Lest you think Landry is some shock jock who paints his face and parks his perspective by the door when it comes to the NHL, that wouldn’t be accurate, either for him or those of his ilk. The fans of Quebec City have learned this is a game they must play, and they’re willing to play it. They said so, boldly, when they allowed their province and city to spend almost $400 million of their tax money on an arena when they learned the NHL wouldn’t give them the time of day without one. They want NHL hockey back every bit as badly as Winnipeg did, and they’re willing to wait until their time comes.
There are, however, a couple of uncertainties in this approach. The first is Quebec City risks becoming Hamilton, Part Deux. Like Quebec City, Hamilton built an NHL rink in the city core with the hopes of attracting an NHL team. It had Tim Hortons’ money behind its bid but made a fatal mistake when it asked the NHL if it could pay its expansion money in installments. Ottawa, on the other hand, simply told the NHL all it wanted to hear and was late with its expansion payment anyway. In the intervening years, Hamilton served as a convenient getaway plan for teams that wanted to squeeze their markets for better arena deals. In the end, Hamilton patiently waited, until its building became obsolete.
It also had the misfortune of being so close to Buffalo. But Quebec City is only about 160 miles from Montreal, and even though Canadiens owner Geoff Molson has publicly stated he would love to renew the Battle of Quebec, privately there is reason to believe it wouldn’t be a good move for Montreal.
The problem for Quebec is that it is already crazy for hockey, and by going to Quebec City, the NHL wouldn’t be gaining a lot of new fans. It would actually risk cutting into the Canadiens’ monopoly in the province. That wouldn’t help the Habs, and in a market with such meager corporate support, paying customers can only generate so many new dollars.

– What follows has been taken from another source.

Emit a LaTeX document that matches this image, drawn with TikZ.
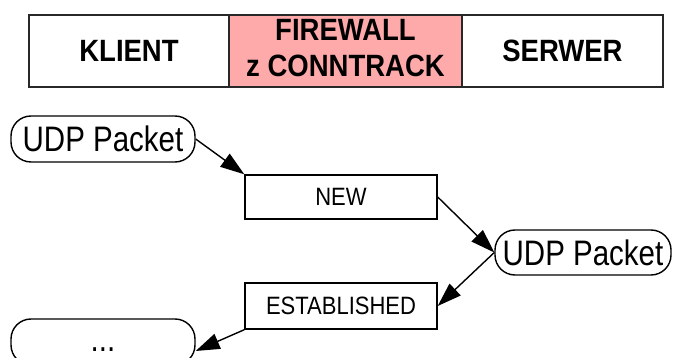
\documentclass[tikz,border=0pt]{standalone}
\usepackage{fontspec}
\setmainfont{Liberation Sans}
\usetikzlibrary{arrows.meta}
\definecolor{fwpink}{RGB}{255,170,170}
\definecolor{barline}{RGB}{40,40,40}
\newcommand{\vsc}[2]{\scalebox{1}[#1]{#2}}
\begin{document}
\begin{tikzpicture}[x=1pt,y=-1pt,
  cell/.style={draw=barline,line width=1.8pt,inner sep=0pt,minimum height=72pt,
    font=\fontsize{27.5}{32}\selectfont\bfseries},
  state/.style={draw,line width=1.4pt,inner sep=0pt,minimum width=192pt,
    font=\fontsize{22}{26}\selectfont},
  pkt/.style={draw,line width=1.4pt,rounded corners=20pt,inner sep=0pt,
    font=\fontsize{29.5}{34}\selectfont},
  flow/.style={line width=1.4pt,-{Triangle[length=24pt,width=16pt]}}]
\useasboundingbox (0,0) rectangle (673,358);
% top bar
\node[cell,minimum width=200pt] (klient) at (129,51) {\vsc{1.12}{KLIENT}};
\node[cell,minimum width=233pt,fill=fwpink] (fw) at (345.5,51)
  {\vsc{1.12}{\begin{tabular}{@{}c@{}}FIREWALL\\z CONNTRACK\end{tabular}}};
\node[cell,minimum width=201pt] (serwer) at (562.5,51) {\vsc{1.12}{SERWER}};
% flow
\node[pkt,minimum width=184pt,minimum height=46pt] (udp1) at (103,139) {\vsc{1.2}{UDP Packet}};
\node[state,minimum height=44pt] (new) at (341,197) {\vsc{1.14}{NEW}};
\node[pkt,minimum width=176pt,minimum height=45pt] (udp2) at (583,252.5) {\vsc{1.2}{UDP Packet}};
\node[state,minimum height=46pt] (est) at (341,306) {\vsc{1.14}{ESTABLISHED}};
\node[pkt,minimum width=184pt,minimum height=46pt] (dots) at (103,342) {\vsc{1.2}{\vphantom{x}...}};
\draw[flow] (udp1.east) -- (new.north west);
\draw[flow] (new.east) -- (udp2.west);
\draw[flow] (udp2.west) -- (est.east);
\draw[flow] (est.south west) -- ([yshift=-9pt]dots.east);
\end{tikzpicture}
\end{document}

So waiting for and complying with a league that has nothing to lose by continuing to offer little more than hope could very well be a frustrating and dangerous game for Quebec City.
Nordiques Nation, Landry acknowledged, has flagged a little since last summer’s announcement. There is no timeline for an expansion team or a relocation, but don’t think people in Quebec don’t notice when the Hurricanes get announced crowds of about 8,000. And for all the stability that exists with the Panthers, let’s not forget they have a green light to move the franchise out of Florida in eight years if they can document losses exceeding $100 million. Even though they’re getting help from the county and things are looking up, this is a team that lost $36 million in 2014-15.
Sooner or later, Landry and the hockey fans in Quebec City are counting on the NHL having to go to a place where, you know, people actually like hockey.
“We’re the greatest market in hockey, maybe with Montreal and Toronto,” Landry said. “It’s not a matter of if, but a matter of when.”